Institutional child abuse
by Hazel Croft
NEW LABOUR ministers jumped to the defence of children's minister Margaret Hodge last week after her dismissal of a child abuse victim in an Islington care home as "extremely disturbed". The whole affair has typified the double standards that are a hallmark of New Labour.
It seems that government ministers who claim to put the victims of crime at the forefront of their policies only do so when it suits their own interests or careers. One of the worst excuses came from trade and industry secretary Patricia Hewitt. She claimed that Hodge could be forgiven because her comments were made in the early 1990s, when people didn't have a full understanding of child abuse.
But in the late 1980s there was a huge outpouring of debate and discussion about child abuse following the 1987 Cleveland case. As leader of Islington council, Hodge would have been fully aware of all these debates.
Tony Blair's defence of Hodge was that despite her past mistakes she's an excellent children's minister today, and should carry on implementing New Labour's "child-centred" policies. What exactly are Labour doing for children?
Hodge's much-heralded Sure Start childcare programmes have not made real improvements in the availabilty of childcare for the vast majority of parents. This is according to the latest research by the respected Daycare Trust. New Labour's whole attitude to children is far more insidious and destructive than this.
It was summed up a few years ago by Hodge herself when I saw her on TV visiting a nursery. While the three year olds were shown laughing and enjoying themselves in the background, Hodge talked grimly about how instead they needed "play with a purpose".
What "purpose" did Hodge mean? Did she mean preparing three year olds for the world of relentless assessing, grading and testing from the moment they enter school? Under New Labour, school children now sit more tests than any other generation.
Or did she mean preparing the three year olds for the world of a deregulated, flexible, non-unionised labour market Blair dreams of, where workers bow down to the dictates of the boss? New Labour has inflicted on children a brave new capitalistic world of relentless competition and tests that crushes children's imagination, creativity and potential.

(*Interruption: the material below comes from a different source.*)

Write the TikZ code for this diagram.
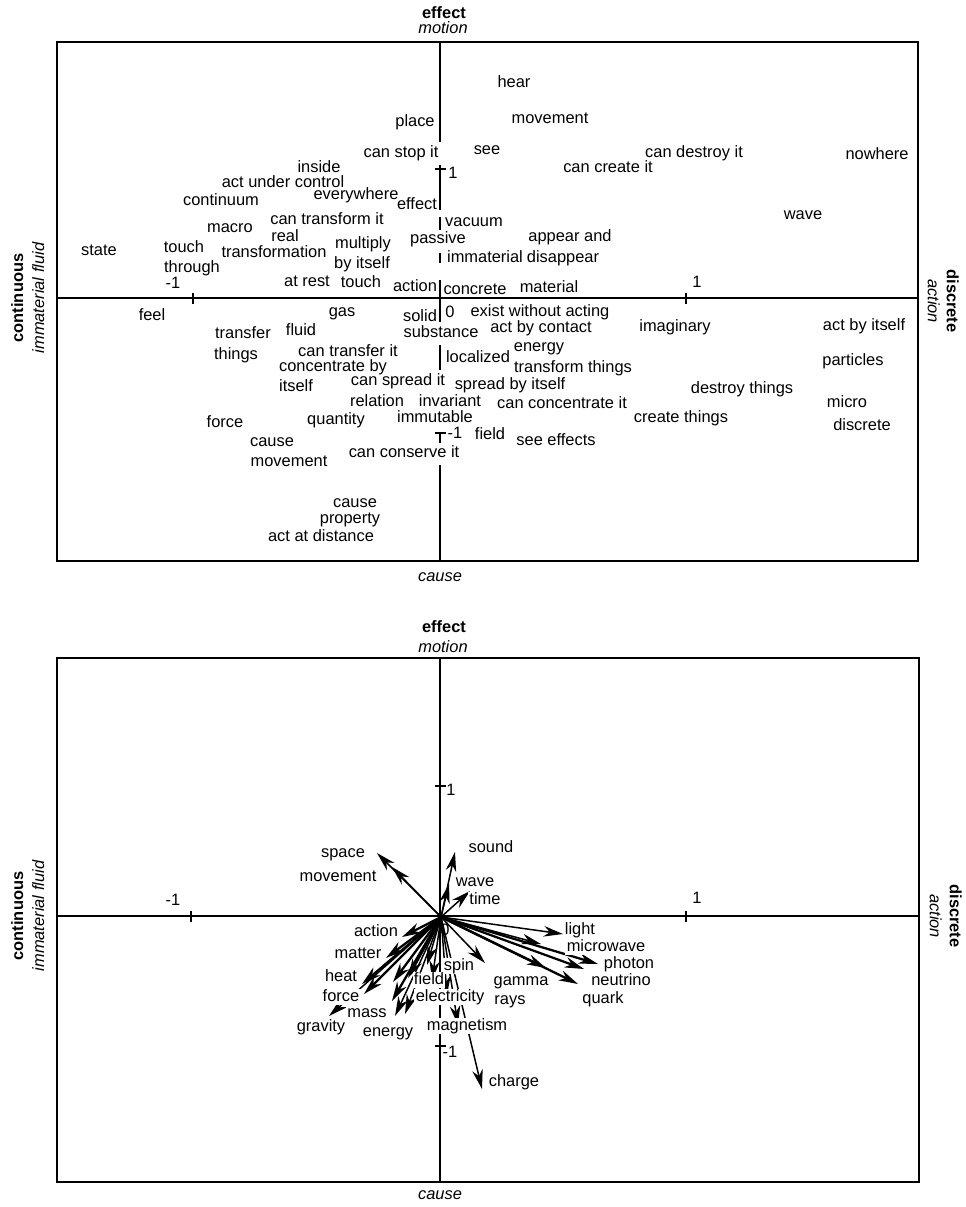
\documentclass[tikz,border=0pt]{standalone}
\usepackage{fontspec}
\setmainfont{Liberation Sans}
\usetikzlibrary{arrows.meta}
\begin{document}
\begin{tikzpicture}[x=0.02cm,y=-0.02cm,
  lbl/.style={font=\fontsize{9.35}{11}\selectfont, inner sep=0pt, text height=6.7pt, text depth=1.9pt},
  bold/.style={lbl, font=\fontsize{9.35}{11}\selectfont\bfseries},
  ital/.style={lbl, font=\fontsize{9.35}{11}\selectfont\itshape},
  ko/.style={lbl, fill=white, inner xsep=0.8pt, inner ysep=0.4pt},
  frame/.style={line width=0.8pt},
  axis/.style={line width=0.75pt},
  vec/.style={line width=0.85pt, -{Stealth[length=11pt,width=6pt,inset=3.5pt]}},
  hvec/.style={vec, line width=1.3pt},
]
\useasboundingbox (0,0) rectangle (966,1207);

% ================= upper map: words =================
\coordinate (ATL) at (57,42);
\coordinate (ABR) at (918,561);
\draw[frame] (ATL) rectangle (ABR);
\coordinate (AxL) at (57,298);
\coordinate (AxR) at (918,298);
\draw[axis] (AxL) -- (AxR);
\draw[axis] (193,293) -- (193,304);
\draw[axis] (686,293) -- (686,304);
% vertical axis, interrupted by the words lying on it
\draw[axis] (440,42) -- (440,142);
\draw[axis] (440,165) -- (440,210);
\draw[axis] (435,169) -- (446,169);
\draw[axis] (440,217) -- (440,230);
\draw[axis] (440,253) -- (440,263);
\draw[axis] (440,280) -- (440,322);
\draw[axis] (440,345) -- (440,370);
\draw[axis] (440,433) -- (440,443);
\draw[axis] (435,433) -- (446,433);
\draw[axis] (440,465) -- (440,561);

\node[bold] (aeffect) at (444,14) {effect};
\node[ital] (amotion) at (443,29) {motion};
\node[ital] (acause) at (440,577) {cause};
\node[bold, rotate=90] (acont) at (19,298) {continuous};
\node[ital, rotate=90] (aimfl) at (40,298) {immaterial fluid};
\node[bold, rotate=-90] (adisc) at (951,301) {discrete};
\node[ital, rotate=-90] (aact) at (932,301) {action};

\node[lbl] (axm1) at (173,284) {-1};
\node[lbl] (axp1) at (697,283) {1};
\node[lbl] (ayp1) at (453,174) {1};
\node[lbl] (aym1) at (455,434) {-1};

\node[lbl] (w01) at (415,122) {place};
\node[lbl] (w02) at (514,83) {hear};
\node[lbl] (w03) at (550,119) {movement};
\node[lbl] (w04) at (487,150) {see};
\node[lbl] (w05) at (401,153) {can stop it};
\node[lbl] (w06) at (694,153) {can destroy it};
\node[lbl] (w07) at (608,168) {can create it};
\node[lbl] (w08) at (877,155) {nowhere};
\node[lbl] (w09) at (319,168) {inside};
\node[lbl] (w10) at (283,183) {act under control};
\node[lbl] (w11) at (356,195) {everywhere};
\node[lbl] (w12) at (221,201) {continuum};
\node[lbl] (w13) at (417,205) {effect};
\node[lbl] (w14) at (327,220) {can transform it};
\node[lbl] (w15) at (474,222) {vacuum};
\node[lbl] (w16) at (803,215) {wave};
\node[lbl] (w17) at (230,228) {macro};
\node[lbl] (w18) at (285,237) {real};
\node[lbl] (w19) at (438,239) {passive};
\node[lbl] (w20) at (570,237) {appear and};
\node[lbl] (w21) at (363,244) {multiply};
\node[lbl] (w22) at (99,251) {state};
\node[lbl] (w23) at (184,248) {touch};
\node[lbl] (w24) at (274,253) {transformation};
\node[lbl] (w25) at (485,258) {immaterial};
\node[lbl] (w26) at (563,258) {disappear};
\node[lbl] (w27) at (192,268) {through};
\node[lbl] (w28) at (362,264) {by itself};
\node[lbl] (w29) at (307,282) {at rest};
\node[lbl] (w30) at (361,283) {touch};
\node[lbl] (w31) at (415,287) {action};
\node[lbl] (w32) at (475,290) {concrete};
\node[lbl] (w33) at (549,288) {material};
\node[lbl] (w34) at (152,316) {feel};
\node[lbl] (w35) at (342,312) {gas};
\node[lbl] (w36) at (420,317) {solid};
\node[lbl] (w37) at (450,313) {0};
\node[lbl] (w38) at (540,312) {exist without acting};
\node[lbl] (w39) at (541,328) {act by contact};
\node[lbl] (w40) at (675,327) {imaginary};
\node[lbl] (w41) at (864,326) {act by itself};
\node[lbl] (w42) at (243,334) {transfer};
\node[lbl] (w43) at (301,331) {fluid};
\node[lbl] (w44) at (441,333) {substance};
\node[lbl] (w45) at (539,347) {energy};
\node[lbl] (w46) at (236,355) {things};
\node[lbl] (w47) at (348,352) {can transfer it};
\node[lbl] (w48) at (478,358) {localized};
\node[lbl] (w49) at (853,361) {particles};
\node[lbl] (w50) at (333,367) {concentrate by};
\node[lbl] (w51) at (573,368) {transform things};
\node[lbl] (w52) at (398,381) {can spread it};
\node[lbl] (w53) at (296,387) {itself};
\node[lbl] (w54) at (510,385) {spread by itself};
\node[lbl] (w55) at (742,389) {destroy things};
\node[lbl] (w56) at (377,402) {relation};
\node[lbl] (w57) at (450,402) {invariant};
\node[lbl] (w58) at (562,404) {can concentrate it};
\node[lbl] (w59) at (847,403) {micro};
\node[lbl] (w60) at (225,423) {force};
\node[lbl] (w61) at (336,420) {quantity};
\node[lbl] (w62) at (435,418) {immutable};
\node[lbl] (w63) at (681,418) {create things};
\node[lbl] (w64) at (862,426) {discrete};
\node[lbl] (w65) at (490,435) {field};
\node[lbl] (w66) at (556,441) {see effects};
\node[lbl] (w67) at (272,442) {cause};
\node[lbl] (w68) at (289,462) {movement};
\node[lbl] (w69) at (404,453) {can conserve it};
\node[lbl] (w70) at (355,503) {cause};
\node[lbl] (w71) at (350,519) {property};
\node[lbl] (w72) at (321,537) {act at distance};

% ================= lower map: concepts as vectors =================
\coordinate (BTL) at (57,658);
\coordinate (BBR) at (919,1182);
\draw[frame] (BTL) rectangle (BBR);
\coordinate (BxL) at (57,916);
\coordinate (BxR) at (919,916);
\coordinate (ByT) at (440,658);
\coordinate (ByB) at (440,1182);
\draw[axis] (BxL) -- (BxR);
\draw[axis] (ByT) -- (ByB);
\draw[axis] (191,911) -- (191,922);
\draw[axis] (686,911) -- (686,922);
\draw[axis] (435,786) -- (446,786);
\draw[axis] (435,1046) -- (446,1046);

\node[bold] (beffect) at (444,628) {effect};
\node[ital] (bmotion) at (443,648) {motion};
\node[ital] (bcause) at (440,1195) {cause};
\node[bold, rotate=90] (bcont) at (19,916) {continuous};
\node[ital, rotate=90] (bimfl) at (40,916) {immaterial fluid};
\node[bold, rotate=-90] (bdisc) at (954,916) {discrete};
\node[ital, rotate=-90] (bact) at (934,916) {action};
\node[lbl] (bxm1) at (173,901) {-1};
\node[lbl] (bxp1) at (697,899) {1};
\node[lbl] (byp1) at (451,791) {1};
\node[lbl] (bym1) at (450,1053) {-1};
\node[lbl] (bzero) at (445,931) {0};

\coordinate (O) at (441,917);
% upward vectors
\coordinate (tSpace) at (377,853);
\coordinate (tMove) at (392,867);
\coordinate (tSound) at (455,852);
\coordinate (tWave) at (449,884);
\coordinate (tTime) at (470,891);
\draw[vec] (O) -- (tSpace);
\draw[vec] (O) -- (tMove);
\draw[vec] (O) -- (tSound);
\draw[vec] (O) -- (tWave);
\draw[vec] (O) -- (tTime);
% right-hand bundle
\coordinate (tLight) at (563,934);
\coordinate (tMicro) at (541,944);
\coordinate (tPhoton) at (598,964);
\coordinate (tNeutr) at (584,969);
\coordinate (tGamma) at (546,968);
\coordinate (tQuark) at (578,984);
\coordinate (tSpin) at (485,963);
\coordinate (tCharge) at (482,1089);
\draw[vec] (O) -- (tLight);
\draw[vec] (O) -- (tMicro);
\draw[hvec] (O) -- (tPhoton);
\draw[hvec] (O) -- (tNeutr);
\draw[hvec] (O) -- (tGamma);
\draw[hvec] (O) -- (tQuark);
\draw[vec] (O) -- (tSpin);
\draw[vec] (O) -- (tCharge);
% left-hand bundle
\coordinate (tAction) at (402,937);
\coordinate (tMatter) at (386,958);
\coordinate (tHeat) at (362,984);
\coordinate (tForce) at (364,994);
\coordinate (tMass) at (392,1001);
\coordinate (tEnergy) at (395,1016);
\coordinate (tGrav) at (329,1016);
\coordinate (tField) at (405,1014);
\coordinate (tX1) at (408,978);
\coordinate (tX2) at (393,982);
\coordinate (tX3) at (427,965);
\coordinate (tElec) at (447,995);
\coordinate (tMagn) at (458,1025);
\coordinate (tFld) at (432,980);
\draw[hvec] (O) -- (tAction);
\draw[hvec] (O) -- (tMatter);
\draw[hvec] (O) -- (tHeat);
\draw[hvec] (O) -- (tForce);
\draw[hvec] (O) -- (tMass);
\draw[vec] (O) -- (tEnergy);
\draw[vec] (O) -- (tGrav);
\draw[vec] (O) -- (tField);
\draw[hvec] (O) -- (tX1);
\draw[hvec] (O) -- (tX2);
\draw[vec] (O) -- (tX3);
\draw[vec] (O) -- (tElec);
\draw[vec] (O) -- (tMagn);
\draw[vec] (O) -- (tFld);

% labels, cut out of the lines beneath them
\node[ko] (lSpace) at (343,853) {space};
\node[ko] (lMove) at (338,877) {movement};
\node[ko] (lSound) at (491,848) {sound};
\node[ko] (lWave) at (475,882) {wave};
\node[ko] (lTime) at (485,900) {time};
\node[ko] (lLight) at (580,930) {light};
\node[ko] (lMicro) at (606,947) {microwave};
\node[ko] (lPhoton) at (629,964) {photon};
\node[ko] (lNeutr) at (621,981) {neutrino};
\node[ko] (lQuark) at (603,999) {quark};
\node[ko] (lGamma) at (521,981) {gamma};
\node[ko] (lRays) at (510,1000) {rays};
\node[ko] (lSpin) at (459,966) {spin};
\node[ko] (lField) at (429,980) {field};
\node[ko] (lElec) at (450,997) {electricity};
\node[ko] (lMagn) at (467,1026) {magnetism};
\node[ko] (lCharge) at (514,1082) {charge};
\node[ko] (lAction) at (376,932) {action};
\node[ko] (lMatter) at (358,954) {matter};
\node[ko] (lHeat) at (341,977) {heat};
\node[ko] (lForce) at (341,997) {force};
\node[ko] (lMass) at (367,1013) {mass};
\node[ko] (lGrav) at (321,1027) {gravity};
\node[ko] (lEnergy) at (388,1032) {energy};
\end{tikzpicture}
\end{document}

Any child, or indeed parent, whose face or behaviour doesn't fit will be blamed, shamed and punished. So under New Labour there are more under 15 year olds in jail than ever before. The government is pursuing a policy of criminalising even more young people on working class estates with its draconian anti-social behaviour orders. This government has constantly lectured and blamed working class families for crime, drugs and violence.
Yet the very pro-business policies it pursues have made the Blairite idea of "good parenting" impossible for most working class parents to achieve. The reality for millions of working class children is not the cosy middle class world of trips to museums and the countryside, and parents helping their children with homework, conjured up by ministers.
Just read the words of any of the bus, postal, hospital and other workers who speak out regularly in the pages of this paper. Their life means juggling time with their children with long hours, unsociable shifts, and with a wage that won't stretch to pay for clothes, trainers and educational trips.
The tragedy is that such pressures can only make worse the factors that lead some people to crack under the strain. This increases the likelihood of alcoholism, drug abuse, mental health problems and, in a small minority of cases, violence and abuse.